Report each line of the data that includes the word "matplotlib".

++++++++++

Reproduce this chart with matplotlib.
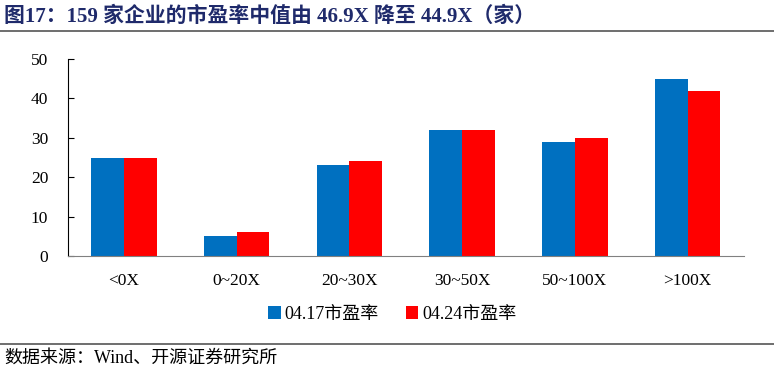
import matplotlib.pyplot as plt
import numpy as np

plt.rcParams['font.family'] = ['Liberation Serif', 'Noto Sans CJK SC', 'DejaVu Sans']

categories = ["<0X", "0~20X", "20~30X", "30~50X", "50~100X", ">100X"]
pe_0417 = [25, 5, 23, 32, 29, 45]
pe_0424 = [25, 6, 24, 32, 30, 42]
series_names = ["04.17市盈率", "04.24市盈率"]

fig = plt.figure(figsize=(7.74, 3.74), dpi=100)
ax = fig.add_axes([0.0873, 0.3155, 0.874, 0.5267])

x = np.arange(len(categories))
w = 0.29
ax.bar(x - w / 2, pe_0417, width=w, color="#0070C0", label=series_names[0])
ax.bar(x + w / 2, pe_0424, width=w, color="#FF0000", label=series_names[1])

ax.set_xlim(-0.5, len(categories) - 0.5)
ax.set_ylim(0, 50)
ax.set_yticks(range(0, 51, 10))
ax.set_xticks(x)
ax.set_xticklabels(categories, fontsize=12.5)
ax.tick_params(axis="y", direction="in", length=4, labelsize=12.5, pad=14)
ax.tick_params(axis="x", length=0, pad=12)
for s in ["top", "right"]:
    ax.spines[s].set_visible(False)
ax.spines["left"].set_color("black")
ax.spines["bottom"].set_color("#808080")

ax.legend(loc="upper center", bbox_to_anchor=(0.48, -0.17), ncol=2, frameon=False,
          fontsize=13, handlelength=0.7, handleheight=0.7, handletextpad=0.2,
          columnspacing=1.5)

fig.text(0.005, 0.955, "图17：159 家企业的市盈率中值由 46.9X 降至 44.9X（家）",
         fontsize=15, fontweight="bold", color="#1F2A6B", va="center")
fig.add_artist(plt.Line2D([0, 1], [0.917, 0.917], color="#555555", lw=1.2))
fig.add_artist(plt.Line2D([0, 1], [0.08, 0.08], color="#555555", lw=1.2))
fig.text(0.005, 0.043, "数据来源：Wind、开源证券研究所", fontsize=13, va="center")

fig.savefig("out.png", dpi=100)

++++++++++

SOLUTION TO THE PROBLEM:
Reproduce this chart with matplotlib.
import matplotlib.pyplot as plt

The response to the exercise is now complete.